EXERCISE PROMPT: Go through the listing and set it down exactly, leaving out its pictures.

MATERIAL PROVIDED:

^^^^

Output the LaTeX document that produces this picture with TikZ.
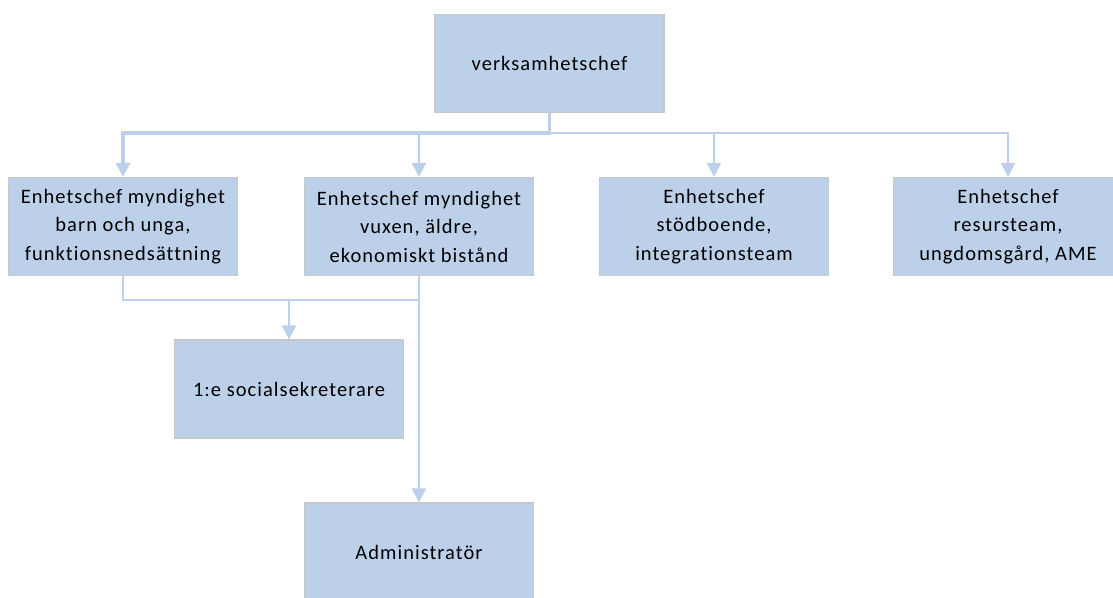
\documentclass[tikz,border=0pt]{standalone}
\usepackage{fontspec}
\setmainfont{Carlito}[LetterSpace=5, Ligatures=NoCommon]
\usetikzlibrary{arrows.meta}
\definecolor{boxfill}{RGB}{188,208,233}
\definecolor{boxline}{RGB}{200,200,200}
\tikzset{
  unit/.style={draw=boxline, line width=1.2pt, fill=boxfill, minimum width=229pt, minimum height=98pt,
    align=center, inner sep=0pt, font=\fontsize{20.5}{28.5}\selectfont},
  link/.style={draw=boxfill, line width=2pt},
  conn/.style={link, -{Triangle[width=14pt,length=14pt]}},
  heavyconn/.style={conn, line width=3.5pt}
}
\begin{document}
\begin{tikzpicture}[x=1pt, y=-1pt]
			%%%%% START %%%%%
			\useasboundingbox (0,0) rectangle (1113,597);
			
			\node[unit] (chef) at (549.5, 63.5) {verksamhetschef};
			
			\node[unit] (barn) at (123, 226.5) {Enhetschef myndighet\\barn och unga,\\funktionsnedsättning};
			\node[unit] (vuxen) at (419, 226.5) {Enhetschef myndighet\\vuxen, äldre,\\ekonomiskt bistånd};
			\node[unit] (stod) at (714, 226.5) {Enhetschef\\stödboende,\\integrationsteam};
			\node[unit] (resurs) at (1008, 226.5) {Enhetschef\\resursteam,\\ungdomsgård, AME};
			
			\node[unit] (soc) at (289, 389) {1:e socialsekreterare};
			\node[unit] (admin) at (419, 552) {Administratör};
			
			\draw[heavyconn] (chef.south) -- ++(0,20) coordinate (hub) -| (barn.north);
			\draw[conn] (hub) -| (vuxen.north);
			\draw[conn] (hub) -| (stod.north);
			\draw[conn] (hub) -| (resurs.north);
			
			\draw[link] (barn.south) -- ++(0,24) coordinate (join) -| (vuxen.south);
			\draw[conn] (join -| soc.north) -- (soc.north);
			\draw[conn] (vuxen.south) -- (admin.north);
			
			%%%%% END %%%%%
\end{tikzpicture}
\end{document}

^^^^

COMPLETE RESPONSE:
Output the LaTeX document that produces this picture with TikZ.
\documentclass[tikz,border=0pt]{standalone}
\usepackage{fontspec}
\setmainfont{Carlito}[LetterSpace=5, Ligatures=NoCommon]
\usetikzlibrary{arrows.meta}
\definecolor{boxfill}{RGB}{188,208,233}
\definecolor{boxline}{RGB}{200,200,200}
\tikzset{
  unit/.style={draw=boxline, line width=1.2pt, fill=boxfill, minimum width=229pt, minimum height=98pt,
    align=center, inner sep=0pt, font=\fontsize{20.5}{28.5}\selectfont},
  link/.style={draw=boxfill, line width=2pt},
  conn/.style={link, -{Triangle[width=14pt,length=14pt]}},
  heavyconn/.style={conn, line width=3.5pt}
}
\begin{document}
\begin{tikzpicture}[x=1pt, y=-1pt]
			%%%%% START %%%%%
			\useasboundingbox (0,0) rectangle (1113,597);
			
			\node[unit] (chef) at (549.5, 63.5) {verksamhetschef};
			
			\node[unit] (barn) at (123, 226.5) {Enhetschef myndighet\\barn och unga,\\funktionsnedsättning};
			\node[unit] (vuxen) at (419, 226.5) {Enhetschef myndighet\\vuxen, äldre,\\ekonomiskt bistånd};
			\node[unit] (stod) at (714, 226.5) {Enhetschef\\stödboende,\\integrationsteam};
			\node[unit] (resurs) at (1008, 226.5) {Enhetschef\\resursteam,\\ungdomsgård, AME};
			
			\node[unit] (soc) at (289, 389) {1:e socialsekreterare};
			\node[unit] (admin) at (419, 552) {Administratör};
			
			\draw[heavyconn] (chef.south) -- ++(0,20) coordinate (hub) -| (barn.north);
			\draw[conn] (hub) -| (vuxen.north);
			\draw[conn] (hub) -| (stod.north);
			\draw[conn] (hub) -| (resurs.north);
			
			\draw[link] (barn.south) -- ++(0,24) coordinate (join) -| (vuxen.south);
			\draw[conn] (join -| soc.north) -- (soc.north);
			\draw[conn] (vuxen.south) -- (admin.north);
			
			%%%%% END %%%%%
\end{tikzpicture}
\end{document}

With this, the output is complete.